Window on Eurasia: Experts Fear Moscow’s Plan to Cut Universities Likely to be Corrupt

Paul Goble

Vienna, December 15 – Plans by the Russian education ministry to reduce the number of higher schools in that country by nearly 15 percent over the next three years and the number of research institutes by 20 percent over the same period may leave the Russian Federation less well off in these sectors than it is now because the process is likely to be corrupt, some observers fear.
At the end of November, the Russian Ministry of Education and Science announced plans to reduce the number of higher schools and their branches by approximately 500 out of a current total of 3700 by depriving them of their licenses and to pressure another 1,000 to close for other reasons (www.za-nauku.ru//index.php?option=com_content&task=view&id=1196&Itemid=31).
No one questions that in Russia and indeed across the former Soviet space, many of the private institutions that have sprung up since 1991 are little more than diploma mills, providing degrees in exchange for money but without offering much in the way of education. And consequently, many thus welcome Moscow’s plan to impose some order on the situation.
In addition to depriving many institutions of licenses or forcing them to close for other reasons, the ministry has announced the creation of a new hierarchy of higher educational institutions: “national” universities in Moscow and St. Petersburg, “federal district” universities in each of them, and research universities.
But Sergey Komkov, the president of the All-Russian Educational Foundation, argues that this process as it goes forward may have exactly the opposite impact that its authors claim: Instead of shutting weak institutions, he says, officials may shut the better ones for what are essentially corrupt reasons (www.annews.ru/news/detail.php?ID=173711).
In order to be employed, he notes, “bureaucrats must offer diplomas, and they do not want to study. For them it is much simpler to purchase a diploma of a fictive higher educational system. [Indeed,] in recent times, many scandals have arisen” because people have credentials which do not reflect any educational attainment.
Moreover, Komkov continues, officials who work in the agencies that accredit schools and may now be involved in closing some of them often profit from the handing out of documents from such “fictive” schools. The educational foundation leader said he had asked law enforcement agencies to look into the matter, but they had said that it wasn’t “their business.”
But, he says, there is evidence backing up his contentions and his fears: in 2006, the Russian procurator general investigated the Russian educational accrediting agency and found that officials there were approving institutions that were handing out “fictive” degrees. But these officials did not suffer: Indeed, one of them rose to be pro-rector of a Moscow institute.
If nothing is done and “if corrupt bureaucrats will be involved in the reductions, normal higher educational institutions may fall ‘under the knife,’” he says, pointing to the case of one that is slated to be closed because the rector was not willing to provide the accrediting authorities with $200,000 in bribes.

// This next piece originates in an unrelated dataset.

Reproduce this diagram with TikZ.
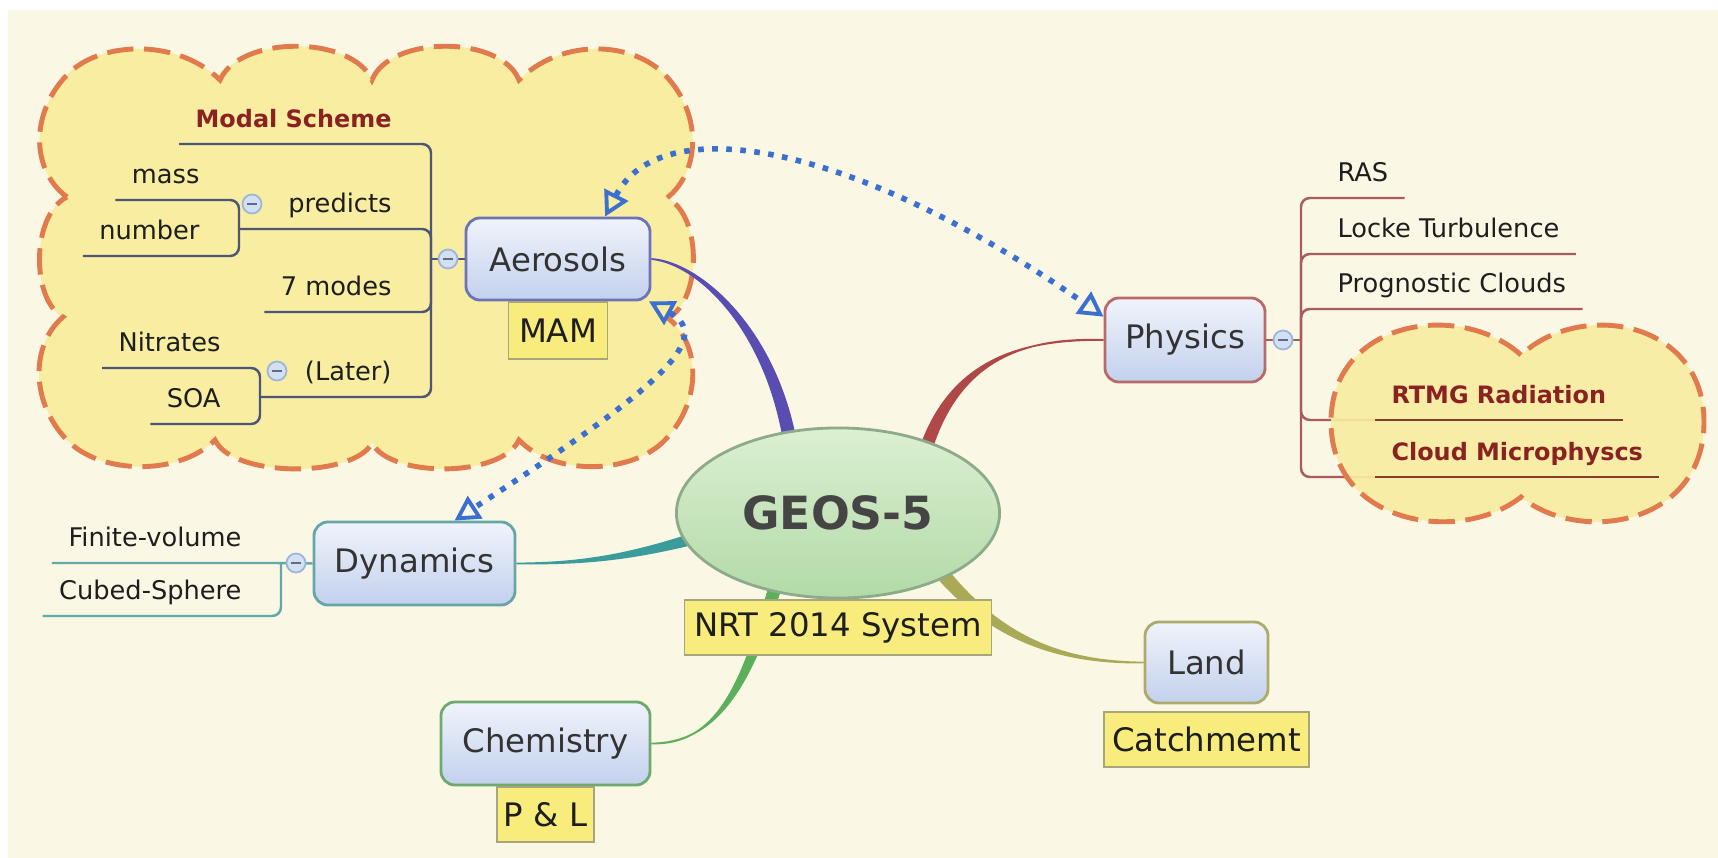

The problem Komkov points to almost certainly is going to to become increasingly serious and not only in moral terms in both Russia and throughout the former Soviet space. On the one hand, the value of degrees will be reduced because many who have them never studied and thus do not have the skills their degrees imply.
And on the other – and this is the more politically critical dimension -- there will soon arise as has already happened in several post-Soviet states of a class of people who will expect to gain positions they believe their degrees entitle them to but who will not be able to get or hold such positions on the basis of their real qualifications.
Already today, thanks to the rise of diploma mills in many post-Soviet states and their negative impact on standards in what had been more serious state universities in Soviet times, there are growing numbers of such people, groups who almost inevitably will come to represent a threat to stability, as an intellectual lumpen some unscrupulous politicians are likely to exploit.